Il farmaco Kaftrio è stato recentemente approvato dall’EMA (European Medicines Agency) come trattamento della fibrosi cistica in pazienti di età superiore a 12 anni e che presentino la mutazione F508 del gene CFTR, la più frequente delle 2000 mutazioni del gene che si conoscono oggi. In base al tipo di mutazione si hanno diversi effetti sulla proteina CFTR codificata dall’omonimo gene. Alcune mutazioni fanno sì che non venga prodotta affatto questa proteina, altre permettono che venga prodotta una proteina poco funzionante o di ridotta quantità. La mutazione F508 è responsabile di una difettosa regolazione della proteina e la conseguente disfunzione nel trasporto dei fluidi nei tessuti. Il trattamento con Kaftrio ha dimostrato di migliorare il funzionamento dei polmoni ma senza che il suo meccanismo biologico fosse ancora del tutto chiaro.

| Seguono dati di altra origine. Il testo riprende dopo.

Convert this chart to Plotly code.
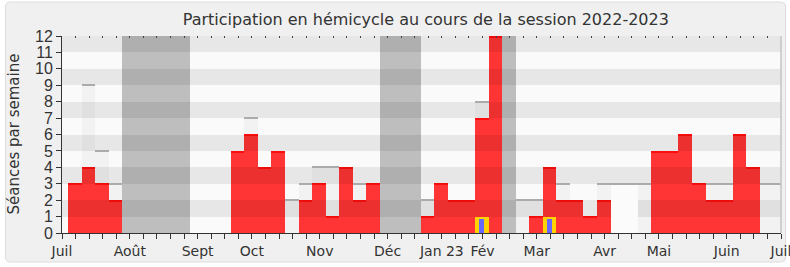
import plotly.graph_objects as go

# ---- data (weekly, session 2022-2023, week index 0 = first week of July 2022) ----
weeks = list(range(53))
presences = [3, 4, 3, 2, 0, 0, 0, 0, 0, 0, 0, 0, 5, 6, 4, 5, 0, 2, 3, 1, 4, 2, 3,
             0, 0, 0, 1, 3, 2, 2, 7, 12, 0, 0, 1, 4, 2, 2, 1, 2, 0, 0, 0, 5, 5, 6,
             3, 2, 2, 6, 4, 0, 0]
seances = [3, 9, 5, 3, 0, 0, 0, 0, 0, 0, 0, 0, 5, 7, 4, 5, 2, 3, 4, 4, 4, 3, 3,
           0, 0, 0, 2, 3, 2, 2, 8, 12, 0, 2, 2, 4, 3, 2, 1, 3, 0, 0, 3, 3, 3, 3,
           3, 3, 3, 3, 3, 3, 3]
blanc_weeks = [40, 41]
blanc_vals = [3, 3]
vacances_weeks = [4, 5, 6, 7, 8, 23, 24, 25, 32]
vacances_val = 12
interv_weeks = [30, 35]
interv_vals = [1, 1]
questions_weeks = [30, 35]
questions_vals = [0.85, 0.85]

month_ticks = [0, 5, 10, 14, 19, 24, 28, 31, 35, 40, 44, 49, 53]
month_labels = ["Juil", "Août", "Sept", "Oct", "Nov", "Déc", "Jan 23", "Fév",
                "Mar", "Avr", "Mai", "Juin", "Juil"]

OFF = 0.94  # bar centre offset inside the week
NW = 53

def cx(ws):
    return [w + OFF for w in ws]

fig = go.Figure()

# total séances (light grey)
fig.add_trace(go.Bar(x=cx(weeks), y=seances, width=1,
                     marker=dict(color="#f2f2f2", line_width=0), hoverinfo="skip"))
# vacances
fig.add_trace(go.Bar(x=cx(vacances_weeks), y=[vacances_val] * len(vacances_weeks), width=1,
                     marker=dict(color="#bebebe", line_width=0), hoverinfo="skip"))
# présences
fig.add_trace(go.Bar(x=cx(weeks), y=presences, width=1,
                     marker=dict(color="#ff3434", line_width=0), hoverinfo="skip"))
# bright top edge of présences
pres_w = [w for w in weeks if presences[w] > 0]
fig.add_trace(go.Bar(x=cx(pres_w), y=[0.07] * len(pres_w),
                     base=[presences[w] - 0.07 for w in pres_w], width=1,
                     marker=dict(color="#ff0d0d", line_width=0), hoverinfo="skip"))
# horizontal bands (overlay)
band_centres = [1.5, 3.5, 5.5, 7.5, 9.5, 11.5]
fig.add_trace(go.Bar(y=band_centres, x=[NW + 1] * len(band_centres), base=0, width=1,
                     orientation="h", marker=dict(color="rgba(0,0,0,0.075)", line_width=0),
                     hoverinfo="skip"))
# white weeks
fig.add_trace(go.Bar(x=cx(blanc_weeks), y=blanc_vals, width=1,
                     marker=dict(color="#fbfbfb", line_width=0), hoverinfo="skip"))
# top lines of séances where visible
top_w = [w for w in weeks if seances[w] > presences[w]] + blanc_weeks
top_v = [seances[w] for w in weeks if seances[w] > presences[w]] + blanc_vals
fig.add_trace(go.Bar(x=cx(top_w), y=[0.07] * len(top_w), base=[v - 0.035 for v in top_v],
                     width=1, marker=dict(color="#ababab", line_width=0), hoverinfo="skip"))
# interventions (yellow) and questions (blue)
fig.add_trace(go.Bar(x=cx(interv_weeks), y=interv_vals, width=1,
                     marker=dict(color="#ffd200", line_width=0), hoverinfo="skip"))
fig.add_trace(go.Bar(x=cx(questions_weeks), y=questions_vals, width=0.37,
                     marker=dict(color="#6868ff", line_width=0), hoverinfo="skip"))
# dummy trace for top tick axis
fig.add_trace(go.Scatter(x=[0], y=[0], xaxis="x2", mode="markers",
                         marker=dict(opacity=0), hoverinfo="skip"))

ticktext = [""] * (NW + 1)
for t, l in zip(month_ticks, month_labels):
    ticktext[t] = l

fig.update_layout(
    width=790, height=267,
    margin=dict(l=62, r=9, t=36, b=34),
    barmode="overlay", bargap=0,
    showlegend=False,
    paper_bgcolor="white",
    plot_bgcolor="rgba(0,0,0,0)",
    title=dict(text="Participation en hémicycle au cours de la session 2022-2023",
               x=0.539, xanchor="center", xref="container",
               y=1 - 19 / 267, yanchor="middle", automargin=False,
               font=dict(family="DejaVu Sans", size=16, color="#333333")),
    xaxis=dict(range=[0, NW], tickmode="array", tickvals=list(range(NW + 1)),
               ticktext=ticktext, ticks="outside", ticklen=5, tickwidth=1,
               tickcolor="#333333", showline=True, linecolor="#333333", linewidth=1,
               showgrid=False, zeroline=False, fixedrange=True, automargin=False,
               ticklabeloverflow="allow",
               tickfont=dict(family="DejaVu Sans", size=14, color="#333333")),
    xaxis2=dict(range=[0, NW], overlaying="x", side="top", tickmode="array",
                tickvals=list(range(NW + 1)), showticklabels=False, ticks="inside",
                ticklen=2, tickwidth=1, tickcolor="#444444", showline=False,
                showgrid=False, zeroline=False, automargin=False),
    yaxis=dict(range=[0, 12], tickmode="linear", tick0=0, dtick=1, ticks="outside",
               ticklen=5, tickwidth=1, tickcolor="#333333", showline=True,
               linecolor="#333333", linewidth=1, showgrid=False, zeroline=False,
               automargin=False,
               tickfont=dict(family="Liberation Sans", size=16, color="#333333")),
    annotations=[dict(text="Séances par semaine", xref="paper", yref="paper",
                      x=(13 - 62) / 719, y=0.5, xanchor="center", yanchor="middle",
                      textangle=-90, showarrow=False,
                      font=dict(family="DejaVu Sans", size=15, color="#333333"))],
)

pw, ph = 719, 197
def px2paper_x(p):
    return (p - 62) / pw
def px2paper_y(p):
    return (233 - p) / ph

fx0, fx1 = px2paper_x(5.5), px2paper_x(785.5)
fy0, fy1 = px2paper_y(262), px2paper_y(2)
rx = 5 / pw
fig.add_shape(type="path", xref="paper", yref="paper", layer="below",
              path=(f"M{fx0+rx},{fy1} L{fx1-rx},{fy1} Q{fx1},{fy1} {fx1},{fy1-5/ph} "
                    f"L{fx1},{fy0+5/ph} Q{fx1},{fy0} {fx1-rx},{fy0} L{fx0+rx},{fy0} "
                    f"Q{fx0},{fy0} {fx0},{fy0+5/ph} L{fx0},{fy1-5/ph} Q{fx0},{fy1} {fx0+rx},{fy1} Z"),
              fillcolor="#f0f0f0", line=dict(color="#dcdcdc", width=1))
fig.add_shape(type="rect", xref="paper", yref="paper", layer="below",
              x0=0, x1=1, y0=0, y1=1, fillcolor="#fafafa", line_width=0)
fig.add_shape(type="line", xref="paper", yref="paper", layer="above",
              x0=1, x1=1, y0=0, y1=1, line=dict(color="#c4c4c4", width=1.5))

fig.write_html("out.html")
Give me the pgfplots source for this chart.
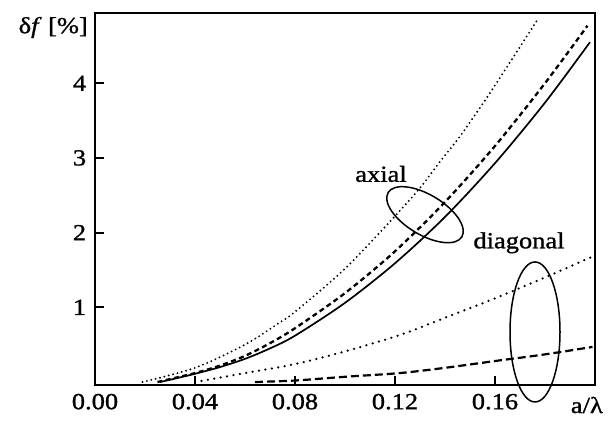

I ricercatori hanno scoperto che le molecole che compongono il farmaco agiscono modificando la composizione lipidica delle membrane delle cellule dei bronchi. Usando tecniche di analisi molto avanzate, gli autori dello studio hanno osservato che il trattamento con queste molecole conferisce alle cellule una sorta di resistenza al processo di morte cellulare (apoptosi). Questa protezione avviene attraverso la diminuzione dei livelli fisiologici di una famiglia di lipidi chiamati ceramidi, che hanno un ruolo importante in molti fenomeni biologici, fra cui l’apoptosi.
“La nostra scoperta può aprire la strada a nuove prospettive terapeutiche per i malati di Fibrosi Cistica, gettando le basi per aumentare l’efficacia dei farmaci per la FC e il numero di persone che possano beneficiarne”, dichiara Andrea Armirotti, responsabile del lavoro. “Nonostante le difficoltà che tutti abbiamo affrontato a causa della pandemia, la ricerca non si è mai fermata e questi risultati promettenti ci portano a continuare gli studi con una loro validazione su modelli sperimentali più avanzati”.
Ora i ricercatori vogliono confermare i risultati della ricerca su cellule direttamente prelevate da pazienti con fibrosi cistica, con lo scopo di valutare anche differenze individuali tra diversi pazienti. In futuro, lo stesso approccio potrà essere esteso ad altre mutazioni che causano la fibrosi cistica, per spingere la ricerca verso la scoperta di nuovi farmaci sempre più mirati sui singoli pazienti in un’ottica di medicina personalizzata. “Lo sviluppo di nuove terapie per le persone con fibrosi cistica è da anni l’obiettivo del nostro gruppo di ricerca”, conferma Nicoletta Pedemonte, responsabile dello studio per l’Istituto Gaslini.